L'annonce, puis le démenti, par Abuja que la compagnie pétrolière nationale du Nigeria (NNPC) était insolvable, fait surgir des questions sur la gestion des énormes ressources du huitième exportateur mondial de brut et le niveau de corruption au sein de la compagnie d'Etat.
Depuis mardi, les allégations, rapidement contredites, selon lesquelles la NNPC serait à sec, ont semé la confusion et mis en lumière les relations complexes entre le gouvernement et la société, régulièrement critiquée pour son inefficacité et sa gestion opaque.
Après l'annonce par le secrétaire d'Etat aux Finances Remi Babalola que la NNPC était "insolvable", celle-ci a diffusé un communiqué réfutant l'information, soulignant que le gouvernement lui devait 6,6 milliards de dollars de remboursement de subventions.
Les autorités fédérales imposent actuellement le maintien des prix du carburant à un bas niveau, dans le cadre d'une politique de subvention, mais elles auraient accusé un important retard dans les remboursements.
Piqué au vif, le porte-parole de la compagnie d'Etat, Levi Ajuonuma, a estimé mercredi qu'affirmer que la NNPC est insolvable équivalait à dire que le pays est en faillite en raison de sa dépendance à l'indutrie pétrolière. Le Nigeria en tire 90% de ses devises et environ 80% de ses revenus.
"Dire que la NNPC est à sec, c'est dire indirectement au reste du monde que le Nigeria est à sec et qu'il ne faut pas faire d'affaires avec le pays", a-t-il ironisé.
Peu après, le ministre des Finances Segun Aganga et la porte-parole du gouvernement Dora Akunyili ont finalement annoncé en choeur que la NNPC est bien "une entreprise qui fonctionne". "Dire qu'elle est insolvable (...) est incorrect", a assuré M. Aganga.
Avec ces messages contradictoires et alors que les difficultés financières de la NNPC sont connues, ce sont l'image et la crédibilité du Nigeria qui en prennent un coup, estime Gboye Bankole, analyste financier.
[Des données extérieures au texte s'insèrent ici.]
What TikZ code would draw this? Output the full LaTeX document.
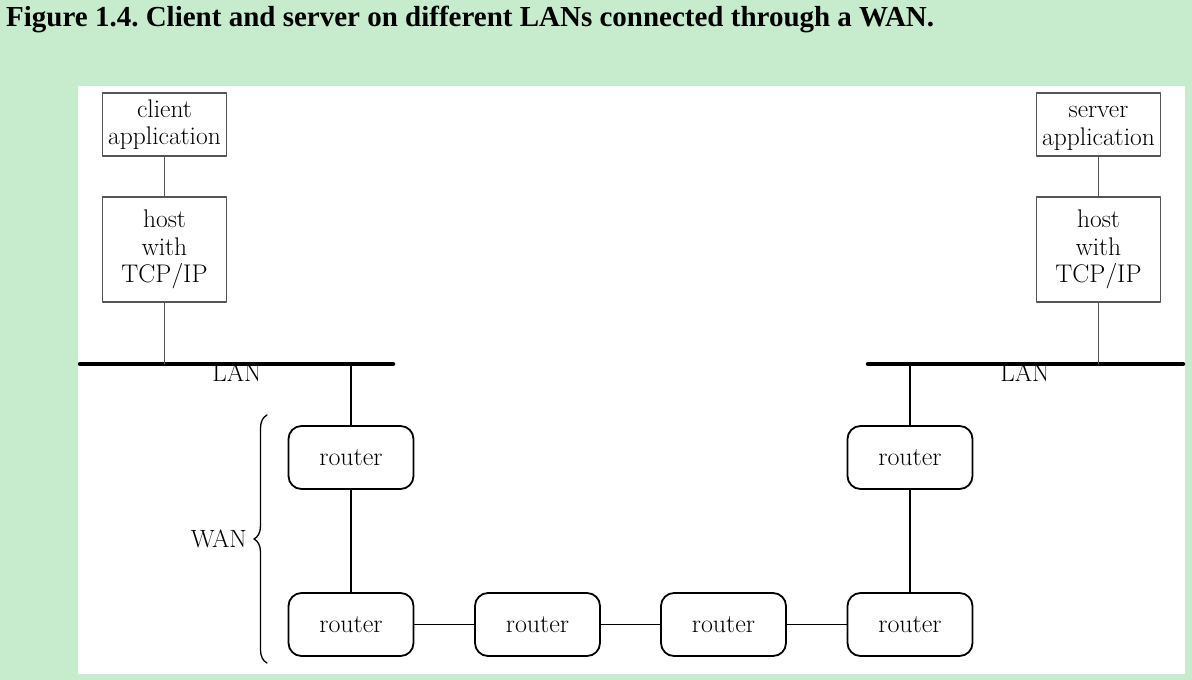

La controverse refait également surgir les interrogations sur le niveau de corruption au sein de la NNPC, dans un pays gangrené par ce fléau.
"Cela démontre aussi à quel point le pays est plongé dans la corruption et donne l'impression qu'il y a une volonté de cacher l'état des finances de la NNPC, la poule aux oeufs d'or du pays", selon M. Bankole.
Entre ingérences politiques et détournements, les régimes successifs ont puisé durant des décennies des sommes colossales dans ses coffres.
"Tout le monde s'accorde pour constater qu'il y a un problème structurel dans les finances de la NNPC, elles sont trop opaques", résume une source dans une compagnie pétrolière étrangère opérant au Nigeria, ayant requis l'anonymat.
"D'un point de vue économique, il n'y a pas de raison pour que la NNPC fasse faillite", estime Gbenga Martins, économiste et expert dans l'industrie pétrolière.
Quelques jours seulement après avoir succédé au président Umaru Yar'Adua, décédé en mai, le chef de l'Etat nigérian Goodluck Jonathan a ordonné un audit complet des comptes de la NNPC.
Il a aussi promis de réformer le secteur pétrolier, reprenant les engagements de son prédécesseur. Un projet de loi de réforme, la Petroleum Industry Bill (PIB), est débattu au parlement depuis de longs mois.
L'ambition des autorités de mettre fin aux subventions du prix du carburant est un autre dossier délicat qui avance tout aussi lentement.
Et alors que la nation la plus peuplée d'Afrique entre en période électorale, avec une présidentielle dans moins d'un an, des observateurs estiment qu'il y a peu de chance de voir de réels changements à court ou moyen terme.